## STATED EXERCISE
Output all the data exactly. Pictures do not belong in the copy.

## Start SUPPLIED INFORMATION

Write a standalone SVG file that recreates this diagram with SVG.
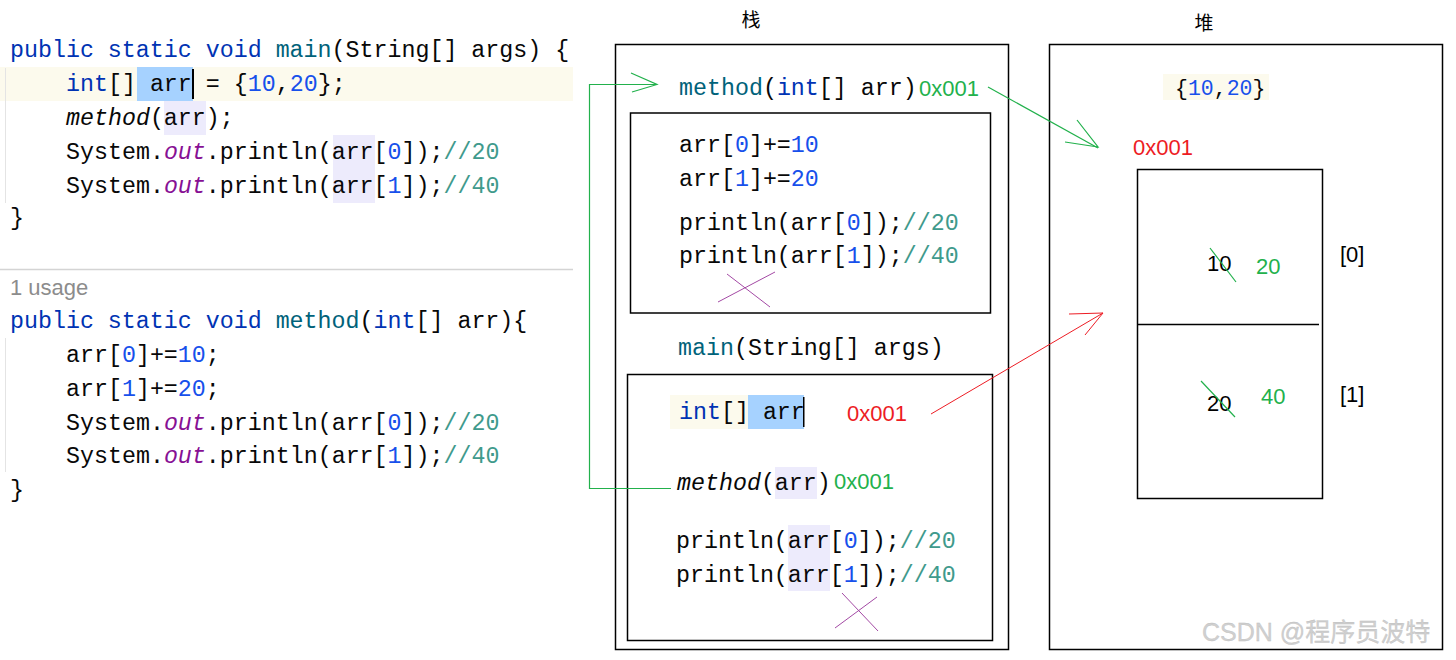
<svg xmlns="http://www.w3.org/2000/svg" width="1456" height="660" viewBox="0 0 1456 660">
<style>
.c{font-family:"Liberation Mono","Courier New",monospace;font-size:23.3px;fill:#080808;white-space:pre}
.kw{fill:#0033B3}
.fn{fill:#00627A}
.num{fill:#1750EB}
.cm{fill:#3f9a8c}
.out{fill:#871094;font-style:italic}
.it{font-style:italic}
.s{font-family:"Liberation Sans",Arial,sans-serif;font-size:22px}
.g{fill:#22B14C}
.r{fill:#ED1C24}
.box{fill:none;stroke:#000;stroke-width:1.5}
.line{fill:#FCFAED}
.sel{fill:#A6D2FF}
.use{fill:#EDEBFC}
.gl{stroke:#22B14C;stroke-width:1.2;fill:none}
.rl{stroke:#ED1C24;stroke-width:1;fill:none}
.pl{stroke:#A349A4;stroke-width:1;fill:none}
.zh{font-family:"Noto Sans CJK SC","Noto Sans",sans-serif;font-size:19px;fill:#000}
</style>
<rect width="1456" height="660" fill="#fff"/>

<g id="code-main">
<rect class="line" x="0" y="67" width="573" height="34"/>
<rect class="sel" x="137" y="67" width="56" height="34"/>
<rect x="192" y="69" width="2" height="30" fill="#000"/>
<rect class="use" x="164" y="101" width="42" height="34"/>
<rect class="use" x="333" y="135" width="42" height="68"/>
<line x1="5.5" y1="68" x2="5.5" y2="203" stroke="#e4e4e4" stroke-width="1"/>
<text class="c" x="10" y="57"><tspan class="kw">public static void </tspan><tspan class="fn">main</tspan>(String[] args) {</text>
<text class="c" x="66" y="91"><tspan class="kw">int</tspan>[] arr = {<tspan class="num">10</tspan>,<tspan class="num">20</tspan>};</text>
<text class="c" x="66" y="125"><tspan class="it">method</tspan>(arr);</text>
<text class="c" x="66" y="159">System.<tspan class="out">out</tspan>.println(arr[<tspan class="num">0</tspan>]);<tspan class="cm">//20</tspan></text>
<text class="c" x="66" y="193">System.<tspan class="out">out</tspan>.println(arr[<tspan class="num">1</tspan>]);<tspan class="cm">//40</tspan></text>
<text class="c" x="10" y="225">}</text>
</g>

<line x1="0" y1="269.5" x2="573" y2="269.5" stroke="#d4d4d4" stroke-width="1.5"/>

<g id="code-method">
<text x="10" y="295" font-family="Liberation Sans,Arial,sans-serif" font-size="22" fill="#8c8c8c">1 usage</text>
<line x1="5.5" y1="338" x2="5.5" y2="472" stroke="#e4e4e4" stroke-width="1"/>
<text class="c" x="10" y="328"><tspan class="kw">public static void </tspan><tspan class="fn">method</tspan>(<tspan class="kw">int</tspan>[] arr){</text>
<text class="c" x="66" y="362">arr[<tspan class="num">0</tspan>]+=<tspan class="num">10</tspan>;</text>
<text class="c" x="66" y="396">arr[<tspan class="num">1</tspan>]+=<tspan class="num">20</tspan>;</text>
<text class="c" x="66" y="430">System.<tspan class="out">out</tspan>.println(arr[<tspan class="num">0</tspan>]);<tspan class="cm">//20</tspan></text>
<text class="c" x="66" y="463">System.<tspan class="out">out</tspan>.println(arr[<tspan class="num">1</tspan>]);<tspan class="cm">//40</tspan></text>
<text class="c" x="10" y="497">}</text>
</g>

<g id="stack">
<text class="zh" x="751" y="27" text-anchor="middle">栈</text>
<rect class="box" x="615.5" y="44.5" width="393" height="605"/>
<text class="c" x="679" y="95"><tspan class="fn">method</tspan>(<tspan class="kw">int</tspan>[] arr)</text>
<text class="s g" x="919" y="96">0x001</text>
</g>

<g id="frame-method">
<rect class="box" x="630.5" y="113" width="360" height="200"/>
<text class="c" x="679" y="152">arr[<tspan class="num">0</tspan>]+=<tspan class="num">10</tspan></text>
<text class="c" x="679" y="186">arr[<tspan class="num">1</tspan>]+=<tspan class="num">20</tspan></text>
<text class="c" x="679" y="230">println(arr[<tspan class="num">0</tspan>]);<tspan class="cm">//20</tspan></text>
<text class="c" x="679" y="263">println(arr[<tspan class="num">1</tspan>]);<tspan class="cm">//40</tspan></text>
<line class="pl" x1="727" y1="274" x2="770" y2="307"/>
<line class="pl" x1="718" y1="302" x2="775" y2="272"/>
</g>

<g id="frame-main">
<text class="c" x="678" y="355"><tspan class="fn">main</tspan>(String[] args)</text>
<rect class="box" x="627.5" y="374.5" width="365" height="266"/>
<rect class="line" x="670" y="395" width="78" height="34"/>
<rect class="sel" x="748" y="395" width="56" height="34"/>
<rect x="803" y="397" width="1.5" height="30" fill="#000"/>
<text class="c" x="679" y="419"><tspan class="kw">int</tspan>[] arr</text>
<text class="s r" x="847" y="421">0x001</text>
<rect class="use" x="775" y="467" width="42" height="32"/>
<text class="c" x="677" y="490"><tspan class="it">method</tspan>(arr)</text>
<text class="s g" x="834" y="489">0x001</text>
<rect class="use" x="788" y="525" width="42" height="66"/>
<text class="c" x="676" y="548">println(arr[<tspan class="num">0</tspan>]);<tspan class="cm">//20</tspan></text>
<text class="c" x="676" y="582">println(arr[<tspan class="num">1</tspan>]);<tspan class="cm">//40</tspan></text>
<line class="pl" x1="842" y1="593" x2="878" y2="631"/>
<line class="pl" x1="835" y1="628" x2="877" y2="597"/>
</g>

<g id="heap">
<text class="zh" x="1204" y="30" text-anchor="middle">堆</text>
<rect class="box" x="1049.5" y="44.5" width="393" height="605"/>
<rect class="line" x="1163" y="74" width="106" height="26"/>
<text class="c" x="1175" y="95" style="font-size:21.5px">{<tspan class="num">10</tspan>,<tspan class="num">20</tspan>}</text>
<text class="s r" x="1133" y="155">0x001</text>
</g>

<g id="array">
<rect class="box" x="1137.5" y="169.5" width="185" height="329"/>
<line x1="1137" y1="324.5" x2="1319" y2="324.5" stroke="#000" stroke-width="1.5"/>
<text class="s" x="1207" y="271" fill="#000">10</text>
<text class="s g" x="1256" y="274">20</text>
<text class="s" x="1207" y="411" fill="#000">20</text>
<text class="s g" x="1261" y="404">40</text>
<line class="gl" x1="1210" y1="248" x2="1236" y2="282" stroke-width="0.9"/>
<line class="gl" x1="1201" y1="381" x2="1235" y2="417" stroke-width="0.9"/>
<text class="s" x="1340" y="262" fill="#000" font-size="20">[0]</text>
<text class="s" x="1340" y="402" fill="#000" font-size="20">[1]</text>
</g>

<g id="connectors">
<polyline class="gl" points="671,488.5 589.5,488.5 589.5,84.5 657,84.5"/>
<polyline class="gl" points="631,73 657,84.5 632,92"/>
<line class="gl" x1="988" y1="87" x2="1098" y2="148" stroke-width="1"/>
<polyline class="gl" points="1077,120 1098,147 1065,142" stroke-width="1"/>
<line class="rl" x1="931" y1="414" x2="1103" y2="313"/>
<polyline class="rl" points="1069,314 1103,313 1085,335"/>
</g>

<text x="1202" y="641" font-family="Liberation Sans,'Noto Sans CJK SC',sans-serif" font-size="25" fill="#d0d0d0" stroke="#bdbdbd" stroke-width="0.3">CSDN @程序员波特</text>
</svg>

## End SUPPLIED INFORMATION

## FINAL RESULT
Write a standalone SVG file that recreates this diagram with SVG.
<svg xmlns="http://www.w3.org/2000/svg" width="1456" height="660" viewBox="0 0 1456 660">
<style>
.c{font-family:"Liberation Mono","Courier New",monospace;font-size:23.3px;fill:#080808;white-space:pre}
.kw{fill:#0033B3}
.fn{fill:#00627A}
.num{fill:#1750EB}
.cm{fill:#3f9a8c}
.out{fill:#871094;font-style:italic}
.it{font-style:italic}
.s{font-family:"Liberation Sans",Arial,sans-serif;font-size:22px}
.g{fill:#22B14C}
.r{fill:#ED1C24}
.box{fill:none;stroke:#000;stroke-width:1.5}
.line{fill:#FCFAED}
.sel{fill:#A6D2FF}
.use{fill:#EDEBFC}
.gl{stroke:#22B14C;stroke-width:1.2;fill:none}
.rl{stroke:#ED1C24;stroke-width:1;fill:none}
.pl{stroke:#A349A4;stroke-width:1;fill:none}
.zh{font-family:"Noto Sans CJK SC","Noto Sans",sans-serif;font-size:19px;fill:#000}
</style>
<rect width="1456" height="660" fill="#fff"/>

<g id="code-main">
<rect class="line" x="0" y="67" width="573" height="34"/>
<rect class="sel" x="137" y="67" width="56" height="34"/>
<rect x="192" y="69" width="2" height="30" fill="#000"/>
<rect class="use" x="164" y="101" width="42" height="34"/>
<rect class="use" x="333" y="135" width="42" height="68"/>
<line x1="5.5" y1="68" x2="5.5" y2="203" stroke="#e4e4e4" stroke-width="1"/>
<text class="c" x="10" y="57"><tspan class="kw">public static void </tspan><tspan class="fn">main</tspan>(String[] args) {</text>
<text class="c" x="66" y="91"><tspan class="kw">int</tspan>[] arr = {<tspan class="num">10</tspan>,<tspan class="num">20</tspan>};</text>
<text class="c" x="66" y="125"><tspan class="it">method</tspan>(arr);</text>
<text class="c" x="66" y="159">System.<tspan class="out">out</tspan>.println(arr[<tspan class="num">0</tspan>]);<tspan class="cm">//20</tspan></text>
<text class="c" x="66" y="193">System.<tspan class="out">out</tspan>.println(arr[<tspan class="num">1</tspan>]);<tspan class="cm">//40</tspan></text>
<text class="c" x="10" y="225">}</text>
</g>

<line x1="0" y1="269.5" x2="573" y2="269.5" stroke="#d4d4d4" stroke-width="1.5"/>

<g id="code-method">
<text x="10" y="295" font-family="Liberation Sans,Arial,sans-serif" font-size="22" fill="#8c8c8c">1 usage</text>
<line x1="5.5" y1="338" x2="5.5" y2="472" stroke="#e4e4e4" stroke-width="1"/>
<text class="c" x="10" y="328"><tspan class="kw">public static void </tspan><tspan class="fn">method</tspan>(<tspan class="kw">int</tspan>[] arr){</text>
<text class="c" x="66" y="362">arr[<tspan class="num">0</tspan>]+=<tspan class="num">10</tspan>;</text>
<text class="c" x="66" y="396">arr[<tspan class="num">1</tspan>]+=<tspan class="num">20</tspan>;</text>
<text class="c" x="66" y="430">System.<tspan class="out">out</tspan>.println(arr[<tspan class="num">0</tspan>]);<tspan class="cm">//20</tspan></text>
<text class="c" x="66" y="463">System.<tspan class="out">out</tspan>.println(arr[<tspan class="num">1</tspan>]);<tspan class="cm">//40</tspan></text>
<text class="c" x="10" y="497">}</text>
</g>

<g id="stack">
<text class="zh" x="751" y="27" text-anchor="middle">栈</text>
<rect class="box" x="615.5" y="44.5" width="393" height="605"/>
<text class="c" x="679" y="95"><tspan class="fn">method</tspan>(<tspan class="kw">int</tspan>[] arr)</text>
<text class="s g" x="919" y="96">0x001</text>
</g>

<g id="frame-method">
<rect class="box" x="630.5" y="113" width="360" height="200"/>
<text class="c" x="679" y="152">arr[<tspan class="num">0</tspan>]+=<tspan class="num">10</tspan></text>
<text class="c" x="679" y="186">arr[<tspan class="num">1</tspan>]+=<tspan class="num">20</tspan></text>
<text class="c" x="679" y="230">println(arr[<tspan class="num">0</tspan>]);<tspan class="cm">//20</tspan></text>
<text class="c" x="679" y="263">println(arr[<tspan class="num">1</tspan>]);<tspan class="cm">//40</tspan></text>
<line class="pl" x1="727" y1="274" x2="770" y2="307"/>
<line class="pl" x1="718" y1="302" x2="775" y2="272"/>
</g>

<g id="frame-main">
<text class="c" x="678" y="355"><tspan class="fn">main</tspan>(String[] args)</text>
<rect class="box" x="627.5" y="374.5" width="365" height="266"/>
<rect class="line" x="670" y="395" width="78" height="34"/>
<rect class="sel" x="748" y="395" width="56" height="34"/>
<rect x="803" y="397" width="1.5" height="30" fill="#000"/>
<text class="c" x="679" y="419"><tspan class="kw">int</tspan>[] arr</text>
<text class="s r" x="847" y="421">0x001</text>
<rect class="use" x="775" y="467" width="42" height="32"/>
<text class="c" x="677" y="490"><tspan class="it">method</tspan>(arr)</text>
<text class="s g" x="834" y="489">0x001</text>
<rect class="use" x="788" y="525" width="42" height="66"/>
<text class="c" x="676" y="548">println(arr[<tspan class="num">0</tspan>]);<tspan class="cm">//20</tspan></text>
<text class="c" x="676" y="582">println(arr[<tspan class="num">1</tspan>]);<tspan class="cm">//40</tspan></text>
<line class="pl" x1="842" y1="593" x2="878" y2="631"/>
<line class="pl" x1="835" y1="628" x2="877" y2="597"/>
</g>

<g id="heap">
<text class="zh" x="1204" y="30" text-anchor="middle">堆</text>
<rect class="box" x="1049.5" y="44.5" width="393" height="605"/>
<rect class="line" x="1163" y="74" width="106" height="26"/>
<text class="c" x="1175" y="95" style="font-size:21.5px">{<tspan class="num">10</tspan>,<tspan class="num">20</tspan>}</text>
<text class="s r" x="1133" y="155">0x001</text>
</g>

<g id="array">
<rect class="box" x="1137.5" y="169.5" width="185" height="329"/>
<line x1="1137" y1="324.5" x2="1319" y2="324.5" stroke="#000" stroke-width="1.5"/>
<text class="s" x="1207" y="271" fill="#000">10</text>
<text class="s g" x="1256" y="274">20</text>
<text class="s" x="1207" y="411" fill="#000">20</text>
<text class="s g" x="1261" y="404">40</text>
<line class="gl" x1="1210" y1="248" x2="1236" y2="282" stroke-width="0.9"/>
<line class="gl" x1="1201" y1="381" x2="1235" y2="417" stroke-width="0.9"/>
<text class="s" x="1340" y="262" fill="#000" font-size="20">[0]</text>
<text class="s" x="1340" y="402" fill="#000" font-size="20">[1]</text>
</g>

<g id="connectors">
<polyline class="gl" points="671,488.5 589.5,488.5 589.5,84.5 657,84.5"/>
<polyline class="gl" points="631,73 657,84.5 632,92"/>
<line class="gl" x1="988" y1="87" x2="1098" y2="148" stroke-width="1"/>
<polyline class="gl" points="1077,120 1098,147 1065,142" stroke-width="1"/>
<line class="rl" x1="931" y1="414" x2="1103" y2="313"/>
<polyline class="rl" points="1069,314 1103,313 1085,335"/>
</g>

<text x="1202" y="641" font-family="Liberation Sans,'Noto Sans CJK SC',sans-serif" font-size="25" fill="#d0d0d0" stroke="#bdbdbd" stroke-width="0.3">CSDN @程序员波特</text>
</svg>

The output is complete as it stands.